C’est finalement grâce à l’intervention de Sylvie Vartan, la première épouse de Johnny et amie fidèle, que Jean-Jacques Debout pourra assister aux obsèques. Mais le mal est fait. Ce détail, qui pourrait paraître anecdotique au milieu de l’effervescence nationale, révèle la violence de la rupture entre les “historiques” et le “clan Laeticia”. Jean-Jacques Debout se sent mis au ban, effacé de l’histoire de son ami par celle qui en écrit désormais les derniers chapitres.

Au-delà de la Polémique : Le Deuil d’une Amitié

Les déclarations de Jean-Jacques Debout ont fait grand bruit, reprises par toute la presse, de Gala à RTL. Certains y voient l’aigreur d’un homme écarté, une attaque gratuite contre une veuve qui a dû porter seule le poids du deuil médiatique. D’autres saluent le courage d’une parole libre qui ose écorner l’image lisse du couple Hallyday.

Mais au-delà du scandale et des petites phrases assassines, ce que raconte Jean-Jacques Debout est avant tout une histoire de perte. Ce n’est pas seulement Laeticia qu’il critique, c’est le temps qui passe, c’est la vie qui sépare ceux qui s’aimaient. Sa colère masque une profonde mélancolie. Il pleure le Johnny d’avant, celui qui n’avait pas besoin d’être géré, celui qui brûlait la vie par les deux bouts.

Il y a dans son témoignage une vérité universelle et douloureuse : celle de voir un ami changer, s’éloigner, devenir quelqu’un d’autre sous l’influence d’un conjoint. C’est le sentiment d’être devenu un étranger pour celui qui était comme un frère.

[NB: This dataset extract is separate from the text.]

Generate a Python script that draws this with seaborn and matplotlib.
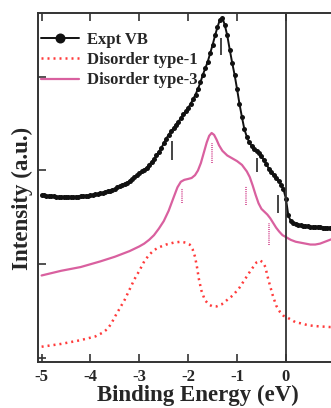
import numpy as np
import matplotlib
matplotlib.use("Agg")
import matplotlib.pyplot as plt
import seaborn as sns

# ── data ────────────────────────────────────────────────────────────────────
# experimental valence band, sampled every 0.05 eV from -5 to 1 eV
expt_intensity = [
    1.74, 1.74, 1.73, 1.73, 1.73, 1.73, 1.72, 1.72, 1.72, 1.72,
    1.72, 1.72, 1.72, 1.72, 1.72, 1.72, 1.73, 1.73, 1.73, 1.73,
    1.74, 1.74, 1.75, 1.75, 1.76, 1.76, 1.77, 1.78, 1.78, 1.79,
    1.80, 1.82, 1.83, 1.84, 1.86, 1.87, 1.89, 1.91, 1.93, 1.95,
    1.97, 1.99, 2.01, 2.03, 2.06, 2.09, 2.12, 2.16, 2.20, 2.24,
    2.29, 2.34, 2.38, 2.42, 2.45, 2.49, 2.52, 2.56, 2.60, 2.63,
    2.67, 2.71, 2.76, 2.81, 2.87, 2.94, 3.02, 3.09, 3.16, 3.25,
    3.34, 3.44, 3.53, 3.61, 3.63, 3.55, 3.44, 3.29, 3.15, 3.02,
    2.87, 2.71, 2.57, 2.44, 2.36, 2.30, 2.26, 2.23, 2.21, 2.19,
    2.15, 2.11, 2.07, 2.02, 1.98, 1.95, 1.92, 1.89, 1.85, 1.80,
    1.70, 1.52, 1.46, 1.44, 1.43, 1.42, 1.42, 1.41, 1.41, 1.41,
    1.40, 1.40, 1.40, 1.40, 1.40, 1.39, 1.39, 1.39, 1.39, 1.39,
    1.39,
]
expt_be = np.linspace(-5.0, 1.0, len(expt_intensity))

type1_be = [-5.0, -4.6, -4.2, -3.9, -3.75, -3.65, -3.57, -3.5, -3.4, -3.3,
            -3.2, -3.1, -3.0, -2.9, -2.8, -2.7, -2.6, -2.45, -2.3, -2.15,
            -2.05, -1.97, -1.91, -1.86, -1.82, -1.78, -1.73, -1.66, -1.58,
            -1.5, -1.42, -1.32, -1.2, -1.08, -0.95, -0.85, -0.75, -0.67,
            -0.6, -0.53, -0.47, -0.42, -0.38, -0.33, -0.27, -0.2, -0.12,
            -0.05, 0.0, 0.1, 0.2, 0.3, 0.45, 0.6, 0.9, 1.2, 1.5]
type1_intensity = [0.12, 0.15, 0.19, 0.23, 0.27, 0.31, 0.37, 0.44, 0.53, 0.62,
                   0.73, 0.84, 0.93, 1.03, 1.10, 1.15, 1.18, 1.21, 1.23, 1.24,
                   1.23, 1.21, 1.16, 1.08, 0.97, 0.84, 0.72, 0.62, 0.57,
                   0.55, 0.55, 0.57, 0.62, 0.67, 0.75, 0.83, 0.91, 0.97,
                   1.02, 1.04, 1.02, 0.97, 0.88, 0.78, 0.67, 0.56, 0.49,
                   0.45, 0.44, 0.41, 0.38, 0.37, 0.35, 0.34, 0.33, 0.33, 0.33]

type3_be = [-5.0, -4.6, -4.2, -3.8, -3.5, -3.2, -3.0, -2.9, -2.8, -2.7,
            -2.6, -2.5, -2.4, -2.3, -2.22, -2.15, -2.08, -2.0, -1.93, -1.86,
            -1.8, -1.74, -1.68, -1.62, -1.57, -1.52, -1.47, -1.42, -1.37,
            -1.3, -1.2, -1.1, -1.0, -0.9, -0.8, -0.74, -0.68, -0.62, -0.56,
            -0.5, -0.44, -0.38, -0.32, -0.26, -0.2, -0.14, -0.07, 0.0, 0.1,
            0.2, 0.3, 0.4, 0.5, 0.6, 0.7, 0.8, 0.9, 1.0, 1.2, 1.5]
type3_intensity = [0.88, 0.93, 0.97, 1.03, 1.08, 1.14, 1.19, 1.22, 1.26, 1.31,
                   1.38, 1.46, 1.57, 1.71, 1.82, 1.88, 1.90, 1.91, 1.92, 1.95,
                   2.00, 2.08, 2.19, 2.30, 2.37, 2.40, 2.38, 2.33, 2.27,
                   2.21, 2.16, 2.13, 2.10, 2.06, 1.99, 1.93, 1.84, 1.74, 1.65,
                   1.59, 1.56, 1.53, 1.49, 1.44, 1.39, 1.35, 1.31, 1.29, 1.26,
                   1.24, 1.23, 1.22, 1.21, 1.21, 1.22, 1.24, 1.26, 1.28, 1.31,
                   1.33]

# peak markers: position, lower end, upper end
expt_marks_be = [-2.34, -1.33, -0.60, -0.16]
expt_marks_lo = [2.11, 3.23, 1.98, 1.55]
expt_marks_hi = [2.31, 3.41, 2.13, 1.74]

type3_marks_be = [-2.12, -1.52, -0.82, -0.34]
type3_marks_lo = [1.65, 2.08, 1.63, 1.21]
type3_marks_hi = [1.81, 2.29, 1.83, 1.44]

x_ticks = [-5, -4, -3, -2, -1, 0]
x_ticklabels = ["-5", "-4", "-3", "-2", "-1", "0"]
labels = ["Expt VB", "Disorder type-1", "Disorder type-3"]

C_EXPT = "#111111"
C_T1 = "#ff3b3b"
C_T3 = "#d9609f"

sns.set_style("ticks")
plt.rcParams["font.family"] = ["Liberation Serif", "DejaVu Serif"]
plt.rcParams["font.weight"] = "bold"

fig = plt.figure(figsize=(3.31, 4.08), dpi=100)
W, H = 331, 408
# axes: left 37.7px, bottom 362px, top 13px; extends past right edge
ax = fig.add_axes([37.7 / W, (H - 362) / H, 321 / W, (362 - 13) / H])

sns.lineplot(x=type1_be, y=type1_intensity, ax=ax, color=C_T1, lw=1.8,
             ls=(0, (0.8, 1.6)), label=labels[1], legend=False)
sns.lineplot(x=type3_be, y=type3_intensity, ax=ax, color=C_T3, lw=1.6,
             label=labels[2], legend=False)
sns.lineplot(x=expt_be, y=expt_intensity, ax=ax, color=C_EXPT, lw=1.4,
             marker="o", markersize=3.6, markeredgewidth=0,
             label=labels[0], legend=False)

ax.vlines(expt_marks_be, expt_marks_lo, expt_marks_hi, color="#444444", lw=1.4)
ax.vlines(type3_marks_be, type3_marks_lo, type3_marks_hi, color=C_T3,
          lw=1.4, ls=(0, (0.5, 0.6)))
ax.axvline(0, color="#333333", lw=1.3)

ax.set_xlim(-5.08, 1.49)
ax.set_ylim(-0.043, 3.68)
ax.set_xticks(x_ticks)
ax.set_xticklabels(x_ticklabels)
ax.set_yticks([0, 1, 2, 3])
ax.set_yticklabels([])
ax.tick_params(axis="both", direction="in", length=6, width=1.2,
               color="#333333", labelsize=12, pad=5)
ax.tick_params(axis="x", top=True)
for s in ["left", "bottom", "top"]:
    ax.spines[s].set_linewidth(1.4)
    ax.spines[s].set_color("#333333")
ax.spines["right"].set_visible(False)

ax.set_xlabel("Binding Energy (eV)", fontsize=16.5, fontweight="bold",
              labelpad=0)
ax.set_ylabel("Intensity (a.u.)", fontsize=16.5, fontweight="bold")
ax.yaxis.set_label_coords(-0.014, 0.47)

h, l = ax.get_legend_handles_labels()
order = [l.index(n) for n in labels]
ax.legend([h[i] for i in order], labels, loc="upper left",
          bbox_to_anchor=(0.0, 0.955), frameon=False,
          handlelength=2.3, handletextpad=0.45, labelspacing=0.25,
          borderpad=0.1, borderaxespad=0.1, markerscale=2.0,
          prop={"weight": "bold", "size": 12})

fig.savefig("out.png", dpi=100)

Aujourd’hui, la mémoire de Johnny est un terrain de bataille où s’affrontent différentes vérités. Pour Laeticia, il était le mari aimant, le père de famille apaisé. Pour Jean-Jacques Debout, il restera à jamais le compagnon de route insoumis, celui que l’on n’aurait jamais dû “domestiquer”. Ces deux visions sont sans doute vraies, chacune à leur manière, mais elles sont irréconciliables. Et c’est dans ce silence brisé, dans ces mots qui claquent comme des reproches tardifs, que résonne le dernier écho d’une amitié que la mort n’a pas su éteindre, mais que la vie avait déjà abîmée.